You certainly don’t need an underground store, but having a few days’ supply of nutritious food items that don’t require cooking (baked beans, soups, cereal, etc.,) would likely be helpful in the event of a major crisis. Some ultra-high temperature (UHT) and powdered milk would come in handy and some spare powdered baby milk too if you need that. I’d definitely add spare toilet paper to the list (for some reason this is what sold out first in pandemic panic buying.)
Bottled water and a water filter. You can survive on not a huge amount of food for quite a while, but a lack of drinkable water becomes a problem pretty quickly. We keep a few large bottles of water tucked away, but also have a camping water filter that is effective in making safe pretty much any natural water source if we ever need it.
We would never advise keeping dangerous stores of car fuel lying around in gas cans, but if you can keep your vehicle topped up with fuel or electricity rather than filling up from empty, you won’t run into immediate difficulties if the supply is suddenly interrupted for any reason. You can also use your car battery to tune into emergency radio channels — and to charge your cell phone. We keep a road atlas, a couple of blankets, long-life snacks and some bottled water in the car in case we ever get stuck on the move.
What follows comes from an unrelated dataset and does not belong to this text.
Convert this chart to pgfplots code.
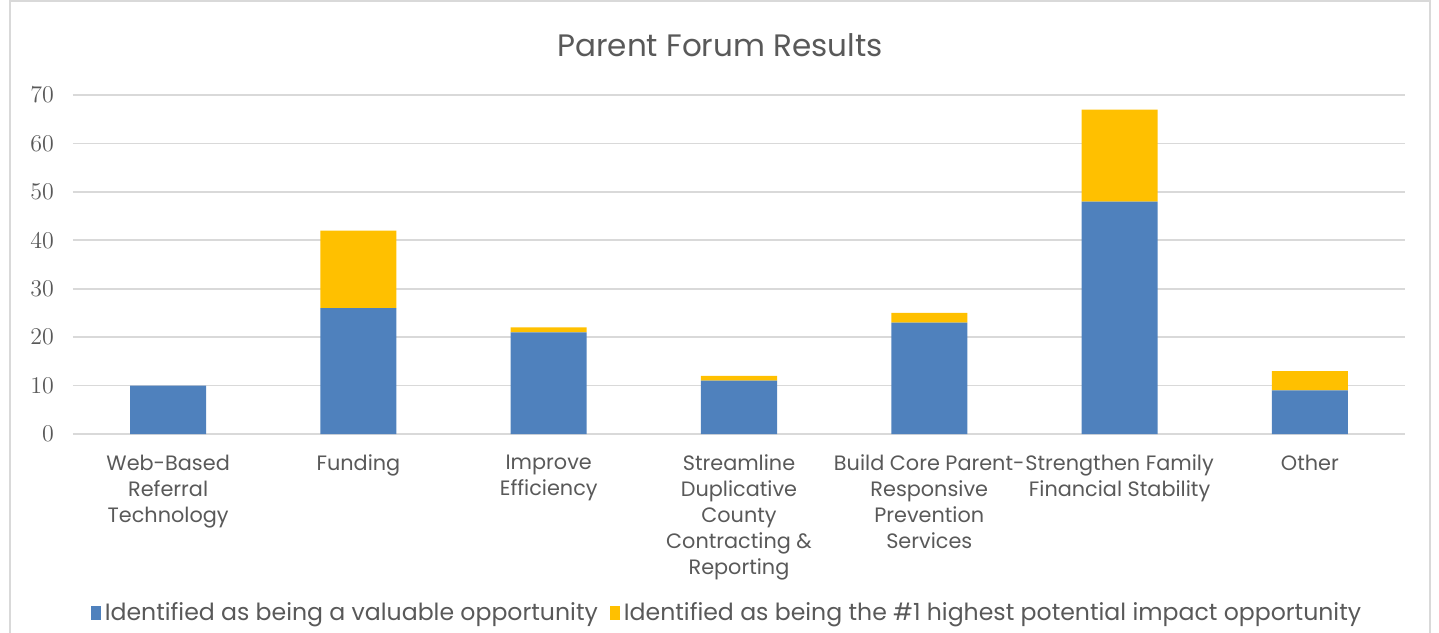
\documentclass[border=0pt]{standalone}
\usepackage{pgfplots}
\pgfplotsset{compat=1.18}
\usepackage{fontspec}
\setmainfont{Poppins}
\definecolor{txt}{HTML}{595959}
\definecolor{gridc}{HTML}{D9D9D9}
\definecolor{blu}{HTML}{4F81BD}
\definecolor{yel}{HTML}{FFC000}
\begin{document}
\begin{tikzpicture}
\useasboundingbox (-36.5pt,-99pt) rectangle (683pt,217pt);
\draw[gridc, line width=1.2pt] (-31.5pt,-100pt) -- (-31.5pt,216.5pt) -- (678.5pt,216.5pt) -- (678.5pt,-100pt);
\begin{axis}[
  at={(0pt,0pt)}, anchor=south west,
  scale only axis, width=666pt, height=169.5pt,
  ybar stacked, bar width=38pt,
  xmin=-0.5, xmax=6.5, ymin=0, ymax=70,
  xtick=data,
  xticklabels={{Web-Based\\Referral\\Technology},{Funding},{Improve\\Efficiency},{Streamline\\Duplicative\\County\\Contracting \&\\Reporting},{Build Core Parent-\\Responsive\\Prevention\\Services},{Strengthen Family\\Financial Stability},{Other}},
  xticklabel style={align=center, font=\fontsize{10.4}{13}\selectfont, text=txt, anchor=north, yshift=-7pt},
  ytick={0,10,...,70},
  yticklabel style={font=\fontsize{12.5}{14}\selectfont, text=txt, xshift=-6pt},
  xmajorgrids=false, ymajorgrids, grid style={gridc, line width=0.9pt},
  axis line style={draw=none},
  xtick style={draw=none}, ytick style={draw=none},
  major tick length=0pt,
  legend style={at={(327.5pt,-89.5pt)}, anchor=center, draw=none, fill=none, legend columns=2,
    font=\fontsize{11.8}{14}\selectfont, text=txt,
    /tikz/every even column/.append style={column sep=4pt}},
  legend image code/.code={\fill[#1] (0pt,-3.5pt) rectangle (5pt,3.5pt);},
  legend cell align=left,
]
\addplot[fill=blu, draw=none] coordinates {(0,10) (1,26) (2,21) (3,11) (4,23) (5,48) (6,9)};
\addplot[fill=yel, draw=none] coordinates {(0,0) (1,16) (2,1) (3,1) (4,2) (5,19) (6,4)};
\legend{Identified as being a valuable opportunity, Identified as being the \#1 highest potential impact opportunity}
\end{axis}
\node[text=txt, font=\fontsize{15.5}{18}\selectfont] at (323.5pt,194.5pt) {Parent Forum Results};
\end{tikzpicture}
\end{document}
Keep some cash tucked away in a place you will be able to find it in case of emergency. In a disaster, credit cards might not work.
You don’t have to obsess about every eventuality; that way madness lies. But having a few of the above things in place is peace of mind that the family will have the basics in most circumstances.
I am pretty much thinking that planning ahead for problems makes a lot of sense. After all, our presidential election now being over, and with the Trump Administration now flexing its power, I keep remembering that the candidate who won has promised to become a dictator, and to use military force against those whom he decides are not going along with his program.
Plus, I can't help remembering the devastating fires in Los Angeles, in early January. We do have those potential earthquakes, wildfires, and solar storms, plus the ongoing disaster of global warming, which has a lot to do with the wildfires I just referenced.
Do we want to get prepared to survive and sustain in a world of non-hypothetical real disasters, and lots of potential disasters, all of them very much meriting that "terrifying" label?
Emergency kits, and similar preparations will be welcome, undoubtedly, but other people are going to be the key. Let me say it one more time.
What do we need to do to prepare for the future - for future troubles, and for the future opportunities we will, undoubtedly, also encounter?
We need to take some advice from Octavia Butler. Find some friends!